◆ Goal of the exercise
Leave out all pictures and give back precisely the lines from the line with "Generate a web" to the line with "const yTicks = [0, 5000, 10000, 15000, 20000]", including those two lines.
***** Dataset content
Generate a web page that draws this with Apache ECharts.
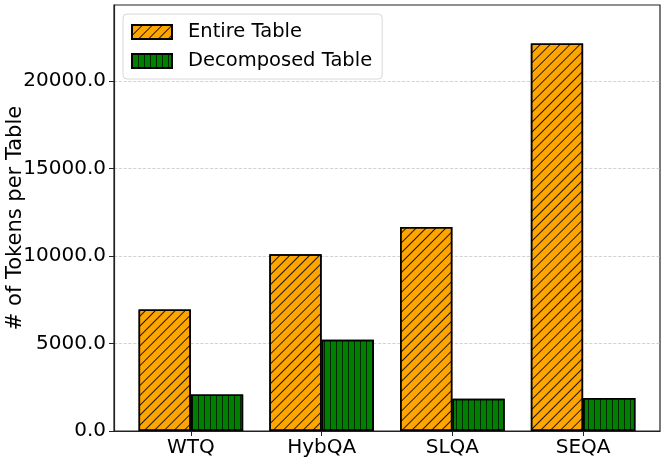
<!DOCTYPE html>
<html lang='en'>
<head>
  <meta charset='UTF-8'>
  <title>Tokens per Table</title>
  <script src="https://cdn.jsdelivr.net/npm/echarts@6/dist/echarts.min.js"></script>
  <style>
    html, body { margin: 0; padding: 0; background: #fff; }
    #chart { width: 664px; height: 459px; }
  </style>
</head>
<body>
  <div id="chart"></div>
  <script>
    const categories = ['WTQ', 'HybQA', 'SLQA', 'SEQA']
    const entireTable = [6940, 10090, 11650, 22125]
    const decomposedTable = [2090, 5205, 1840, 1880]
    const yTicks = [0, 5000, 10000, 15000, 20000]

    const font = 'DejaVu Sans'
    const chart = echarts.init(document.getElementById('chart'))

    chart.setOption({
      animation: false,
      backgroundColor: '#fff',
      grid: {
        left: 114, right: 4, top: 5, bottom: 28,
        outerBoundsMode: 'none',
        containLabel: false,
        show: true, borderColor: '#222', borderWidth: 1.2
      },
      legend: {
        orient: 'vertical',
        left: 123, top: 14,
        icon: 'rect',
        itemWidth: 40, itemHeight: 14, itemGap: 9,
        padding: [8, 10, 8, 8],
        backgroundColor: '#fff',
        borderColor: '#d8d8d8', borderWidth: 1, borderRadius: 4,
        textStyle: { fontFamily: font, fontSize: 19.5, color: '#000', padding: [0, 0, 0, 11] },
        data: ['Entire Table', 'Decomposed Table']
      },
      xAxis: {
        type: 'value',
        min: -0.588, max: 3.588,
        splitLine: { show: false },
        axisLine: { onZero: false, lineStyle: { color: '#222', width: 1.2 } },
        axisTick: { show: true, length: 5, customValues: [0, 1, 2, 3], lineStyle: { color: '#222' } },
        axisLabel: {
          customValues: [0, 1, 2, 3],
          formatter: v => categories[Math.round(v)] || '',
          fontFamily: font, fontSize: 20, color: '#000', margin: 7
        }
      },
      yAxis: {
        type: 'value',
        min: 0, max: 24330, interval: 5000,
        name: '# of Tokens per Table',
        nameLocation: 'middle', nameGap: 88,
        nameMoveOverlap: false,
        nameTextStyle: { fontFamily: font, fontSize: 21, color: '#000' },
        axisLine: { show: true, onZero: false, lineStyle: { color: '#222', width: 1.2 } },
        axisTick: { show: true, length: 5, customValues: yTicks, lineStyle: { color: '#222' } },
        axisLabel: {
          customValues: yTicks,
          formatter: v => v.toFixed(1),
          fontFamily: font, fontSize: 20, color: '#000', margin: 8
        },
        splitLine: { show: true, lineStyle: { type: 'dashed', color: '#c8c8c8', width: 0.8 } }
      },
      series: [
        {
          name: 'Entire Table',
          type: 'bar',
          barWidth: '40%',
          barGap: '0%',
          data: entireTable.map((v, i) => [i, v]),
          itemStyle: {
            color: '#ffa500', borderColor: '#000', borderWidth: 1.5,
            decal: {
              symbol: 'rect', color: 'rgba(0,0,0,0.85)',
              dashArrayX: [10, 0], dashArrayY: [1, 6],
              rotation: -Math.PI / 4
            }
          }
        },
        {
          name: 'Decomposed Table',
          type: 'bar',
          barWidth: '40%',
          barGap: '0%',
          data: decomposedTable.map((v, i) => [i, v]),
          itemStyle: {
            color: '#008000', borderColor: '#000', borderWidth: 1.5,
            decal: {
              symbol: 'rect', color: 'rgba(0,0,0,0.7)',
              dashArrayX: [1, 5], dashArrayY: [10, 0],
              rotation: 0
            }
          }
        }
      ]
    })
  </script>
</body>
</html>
**********
***** Dataset content
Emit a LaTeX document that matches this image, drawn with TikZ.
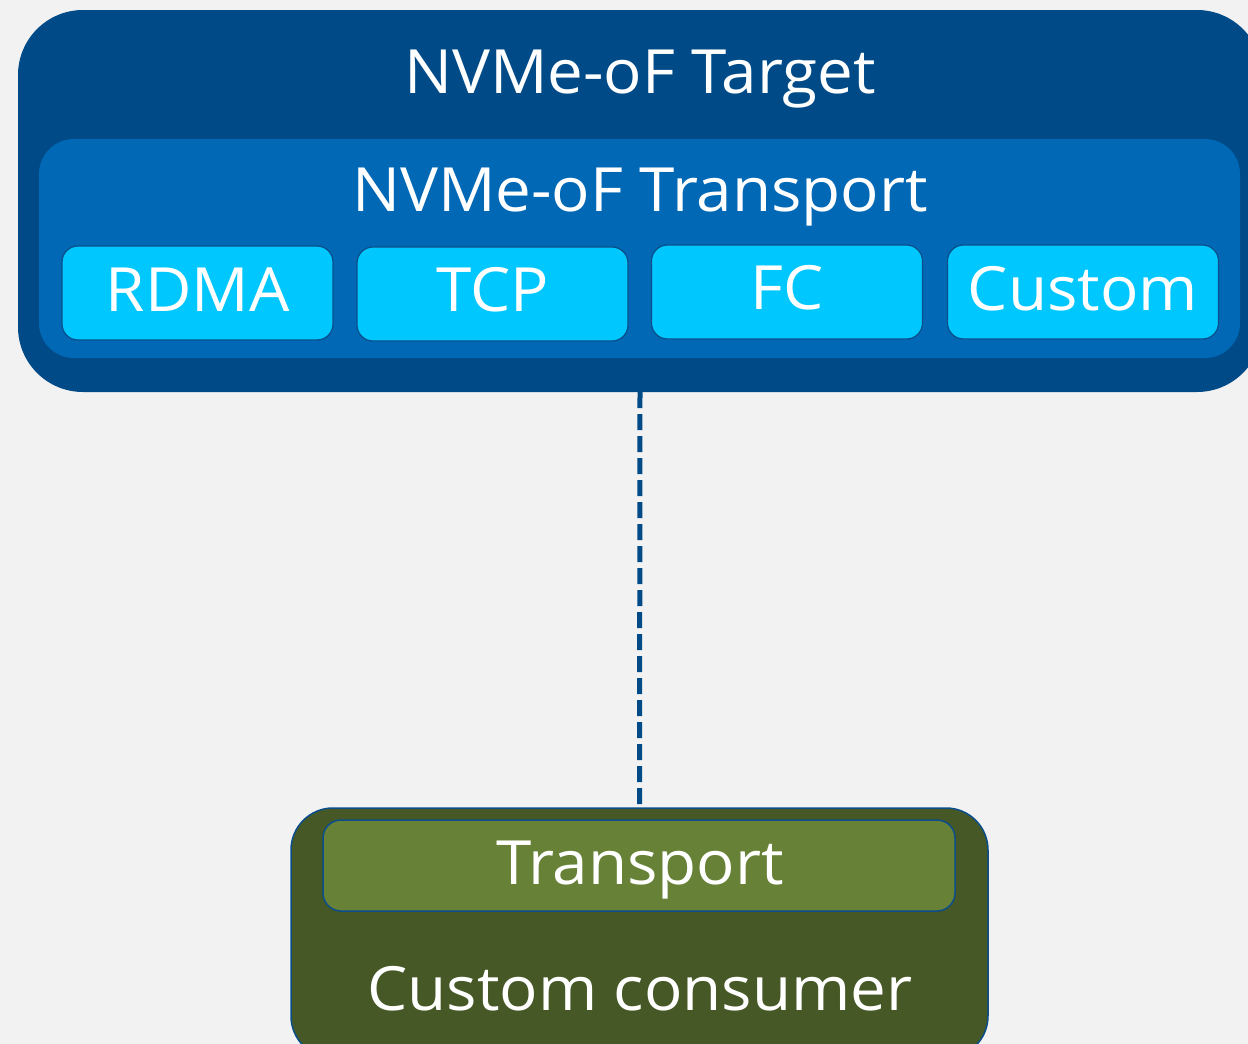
**********
◆ Output of the exercise
Generate a web page that draws this with Apache ECharts.
<!DOCTYPE html>
<html lang='en'>
<head>
  <meta charset='UTF-8'>
  <title>Tokens per Table</title>
  <script src="https://cdn.jsdelivr.net/npm/echarts@6/dist/echarts.min.js"></script>
  <style>
    html, body { margin: 0; padding: 0; background: #fff; }
    #chart { width: 664px; height: 459px; }
  </style>
</head>
<body>
  <div id="chart"></div>
  <script>
    const categories = ['WTQ', 'HybQA', 'SLQA', 'SEQA']
    const entireTable = [6940, 10090, 11650, 22125]
    const decomposedTable = [2090, 5205, 1840, 1880]
    const yTicks = [0, 5000, 10000, 15000, 20000]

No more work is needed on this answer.